I couldn’t imagine, as a young girl growing up on the scalding and lifeless black concrete surrounding my elementary school in the middle of LosAngeles, that one day I would be raising my children in a beautiful home, in the middle of a forest, on a dirt road on an island. Who would dream of such a thing, especially in LA? Dreams were something you had to inherit, I thought back then. They weren’t something you could work towards, or even conceive as being real. They were just dreams that got you through the day. Islands were for pirates or hotels.
I wonder, now, what my children will dream about. What will they imagine for their future. Where will they raise their families when they get older.

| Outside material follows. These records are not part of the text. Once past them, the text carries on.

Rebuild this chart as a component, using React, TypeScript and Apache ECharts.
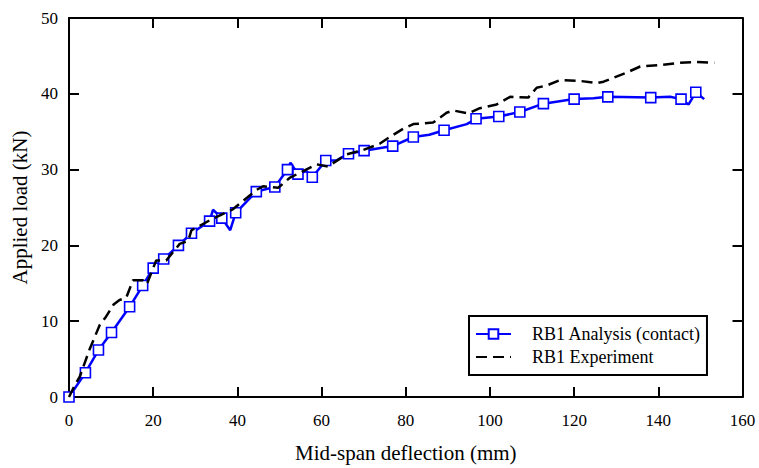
import React, { useEffect, useRef } from "react";
import * as echarts from "echarts";

// Mid-span deflection (mm), applied load (kN), marker flag (1 = square marker shown)
const analysisPoints: [number, number, number][] = [
  [0, 0, 1], [3.9, 3.2, 1], [7.0, 6.2, 1], [10.1, 8.5, 1], [14.4, 11.9, 1],
  [17.5, 14.7, 1], [20.0, 17.0, 1], [22.5, 18.2, 1], [26.0, 20.0, 1], [29.1, 21.6, 1],
  [33.4, 23.2, 1], [34.2, 24.7, 0], [36.3, 23.6, 1], [38.3, 22.0, 0], [39.6, 24.3, 1],
  [44.5, 27.1, 1], [48.9, 27.7, 1], [51.9, 30.0, 1], [52.6, 30.9, 0], [54.4, 29.4, 1],
  [56.4, 29.8, 0], [57.8, 29.0, 1], [61.0, 31.2, 1], [63.5, 31.2, 0], [66.4, 32.1, 1],
  [70.1, 32.5, 1], [76.9, 33.1, 1], [81.8, 34.3, 1], [85.6, 34.6, 0], [89.1, 35.2, 1],
  [94.5, 36.0, 0], [96.7, 36.7, 1], [102.1, 37.0, 1], [107.1, 37.6, 1], [112.7, 38.7, 1],
  [120.0, 39.3, 1], [124.6, 39.4, 0], [128.0, 39.6, 1], [138.2, 39.5, 1], [142.8, 39.6, 0],
  [145.4, 39.3, 1], [147.2, 38.6, 0], [148.9, 40.2, 1], [150.9, 39.3, 0],
];

const experimentPoints: [number, number][] = [
  [0, 0], [1.7, 1.9], [2.5, 2.6], [4.9, 6.3], [7.3, 9.5], [8.8, 10.6], [10.6, 12.2],
  [12.0, 12.8], [13.6, 13.1], [15.2, 15.4], [17.5, 15.4], [18.5, 14.9], [20.7, 18.0],
  [23.1, 18.0], [24.7, 19.1], [26.3, 20.2], [28.3, 20.6], [29.1, 22.0], [33.4, 23.3],
  [39.0, 24.8], [44.5, 27.3], [46.1, 27.8], [49.7, 27.6], [52.4, 28.9], [58.8, 30.7],
  [61.5, 30.4], [65.9, 32.0], [69.9, 32.6], [73.8, 33.4], [76.2, 34.3], [79.4, 35.4],
  [81.8, 36.0], [86.5, 36.2], [89.7, 37.5], [91.3, 37.8], [94.8, 37.4], [97.6, 38.1],
  [101.6, 38.6], [104.8, 39.6], [109.1, 39.5], [111.1, 40.8], [113.5, 41.1], [116.6, 41.8],
  [121.4, 41.7], [125.4, 41.4], [127.0, 41.6], [132.5, 42.8], [135.7, 43.6], [140.4, 43.8],
  [145.2, 44.1], [149.2, 44.2], [153.3, 44.1],
];

const seriesNames = ["RB1 Analysis (contact)", "RB1 Experiment"];
const xTitle = "Mid-span deflection (mm)";
const yTitle = "Applied load (kN)";
const xRange = { min: 0, max: 160, interval: 20 };
const yRange = { min: 0, max: 50, interval: 10 };

const FONT = "Liberation Serif";

export default function App() {
  const ref = useRef<HTMLDivElement>(null);
  useEffect(() => {
    if (!ref.current) return;
    const chart = echarts.init(ref.current, undefined, { renderer: "svg" });
    const axisLine = { show: true, onZero: false, lineStyle: { color: "#000", width: 2 } };
    const axisTick = { show: true, inside: true, length: 10, lineStyle: { color: "#000", width: 2 } };
    const label = { color: "#000", fontFamily: FONT, fontSize: 17 };
    const nameStyle = { color: "#000", fontFamily: FONT, fontSize: 21 };

    chart.setOption({
      animation: false,
      backgroundColor: "#fff",
      textStyle: { fontFamily: FONT },
      grid: { left: 69, top: 18, right: 16.5, bottom: 66.5, containLabel: false },
      xAxis: [
        {
          type: "value", position: "bottom", ...xRange,
          axisLine, axisTick, splitLine: { show: false },
          axisLabel: { ...label, margin: 15 },
          name: xTitle, nameLocation: "middle", nameGap: 45, nameTextStyle: nameStyle,
        },
        {
          type: "value", position: "top", ...xRange,
          axisLine, axisTick, splitLine: { show: false }, axisLabel: { show: false },
        },
      ],
      yAxis: [
        {
          type: "value", position: "left", ...yRange,
          axisLine, axisTick, splitLine: { show: false },
          axisLabel: { ...label, margin: 11 },
          name: yTitle, nameLocation: "middle", nameGap: 36, nameTextStyle: nameStyle,
        },
        {
          type: "value", position: "right", ...yRange,
          axisLine, axisTick, splitLine: { show: false }, axisLabel: { show: false },
        },
      ],
      legend: {
        orient: "vertical",
        left: 469,
        top: 316,
        data: seriesNames,
        backgroundColor: "#fff",
        borderColor: "#000",
        borderWidth: 2,
        borderRadius: 0,
        padding: [9, 6, 9, 6],
        itemWidth: 35,
        itemHeight: 12,
        itemGap: 5,
        textStyle: { color: "#000", fontFamily: FONT, fontSize: 18, lineHeight: 18, padding: [0, 0, 0, 16] },
      },
      series: [
        {
          name: seriesNames[0],
          type: "line",
          xAxisIndex: 0,
          yAxisIndex: 0,
          z: 3,
          symbol: "rect",
          symbolSize: 10,
          showAllSymbol: true,
          lineStyle: { color: "#0000ff", width: 2.5 },
          itemStyle: { color: "#fff", borderColor: "#0000ff", borderWidth: 1.6 },
          data: analysisPoints.map(([x, y, m]) =>
            m ? { value: [x, y] } : { value: [x, y], symbol: "none" }
          ),
        },
        {
          name: seriesNames[1],
          type: "line",
          xAxisIndex: 0,
          yAxisIndex: 0,
          z: 4,
          symbol: "none",
          lineStyle: { color: "#000", width: 2.5, type: [11, 6] },
          itemStyle: { color: "rgba(0,0,0,0)", borderWidth: 0 },
          data: experimentPoints,
        },
      ],
    });
    return () => chart.dispose();
  }, []);
  return <div ref={ref} style={{ position: "fixed", left: 0, top: 0, width: 759, height: 468 }} />;
}
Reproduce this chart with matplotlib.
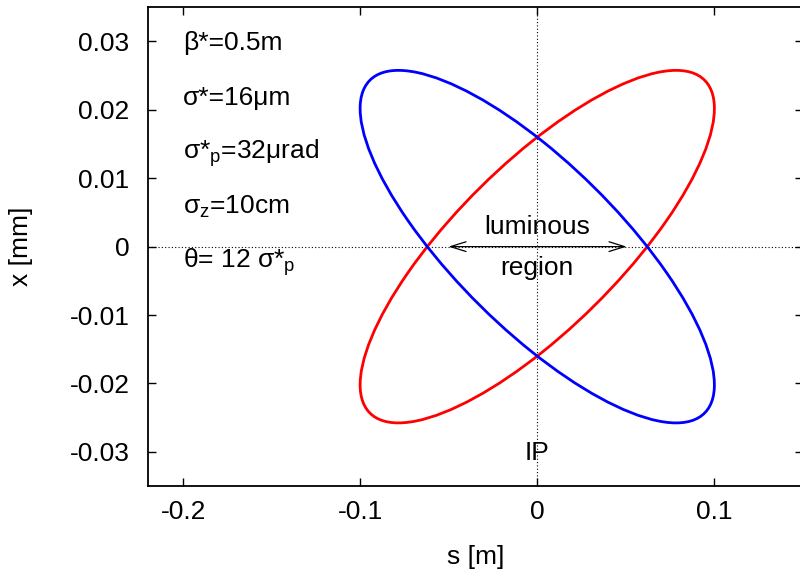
import matplotlib
matplotlib.use('Agg')
import matplotlib.pyplot as plt
from matplotlib.patches import Ellipse

plt.rcParams['font.family'] = ['Liberation Sans', 'DejaVu Sans']
plt.rcParams['mathtext.fontset'] = 'custom'
plt.rcParams['mathtext.rm'] = 'Liberation Sans'
plt.rcParams['mathtext.default'] = 'regular'

FS = 19

# beam envelopes: half length, half width (data units) and tilt in degrees
beam_names = ['beam 1', 'beam 2']
beam_colors = ['#ff0000', '#0000ff']
half_length = [0.1021, 0.1021]
half_width = [0.01568, 0.01568]
tilt_deg = [11.7, -11.7]

# parameter block in upper left
params = [r'β*=0.5m',
          r'σ*=16μm',
          r'σ*$_p$=32μrad',
          r'σ$_z$=10cm',
          r'θ= 12 σ*$_p$']
param_y = [0.0298, 0.0217, 0.0136, 0.0058, -0.0023]

# extent of the luminous region
lum_left, lum_right = -0.0502, 0.0505

xticks = [-0.2, -0.1, 0, 0.1]
yticks = [-0.03, -0.02, -0.01, 0, 0.01, 0.02, 0.03]

fig = plt.figure(figsize=(8.0, 5.69), dpi=100)
ax = fig.add_axes([0.1846, 0.1459, 0.819, 0.8413])

ax.set_xlim(-0.22, 0.15)
ax.set_ylim(-0.035, 0.035)

# coordinate axes through the origin
ax.axhline(0, color='black', lw=0.8, ls=(0, (1, 2)), zorder=1)
ax.axvline(0, color='black', lw=0.8, ls=(0, (1, 2)), zorder=1)

for name, c, a, b, t in zip(beam_names, beam_colors, half_length, half_width, tilt_deg):
	e = Ellipse((0, 0), width=2 * a, height=2 * b, angle=t, fill=False,
	            edgecolor=c, lw=2.0, label=name, zorder=3)
	ax.add_patch(e)

ax.annotate('', xy=(lum_left, 0), xytext=(lum_right, 0),
            arrowprops=dict(arrowstyle='<->,head_length=0.8,head_width=0.25',
                            color='black', lw=0.9, shrinkA=0, shrinkB=0, mutation_scale=14))
ax.text(0, 0.0029, 'luminous', ha='center', va='center', fontsize=FS)
ax.text(0, -0.0031, 'region', ha='center', va='center', fontsize=FS)
ax.text(0, -0.0302, 'IP', ha='center', va='center', fontsize=FS)

for txt, y in zip(params, param_y):
	ax.text(-0.2, y, txt, ha='left', va='center', fontsize=FS)

ax.set_xticks(xticks)
ax.set_xticklabels(['-0.2', '-0.1', '0', '0.1'])
ax.set_yticks(yticks)
ax.set_yticklabels(['-0.03', '-0.02', '-0.01', '0', '0.01', '0.02', '0.03'])
ax.tick_params(direction='in', length=6, width=1.0, top=True, right=True,
               labelsize=FS, pad=10)
ax.tick_params(axis='y', pad=13)
for s in ax.spines.values():
	s.set_linewidth(1.3)

ax.set_xlabel('s [m]', fontsize=FS, va='center')
ax.set_ylabel('x [mm]', fontsize=FS, va='center')
ax.xaxis.set_label_coords(0.5, -0.148)
ax.yaxis.set_label_coords(-0.193, 0.5)

fig.savefig('out.png', dpi=100)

There are things we lost since we left. Ben and I had spent a good 20 years exploring SanFrancisco, and all the cherished memories we had stayed there. I cried during our last date while we drank a cocktail and overlooked the city at night, for the last time. The childhood I had envisioned for my children is definitely changed since we moved. Old dreams, old visions, old plans were lost by moving so far away. What we found was new adventures. New childhood memories. New treasured moments.
“Progress is impossible without change, and those who cannot change their minds cannot change anything.” -George Bernard Shaw
Change is one of the scariest things to experience in life. But if the forest never changed, how would it ever turn green?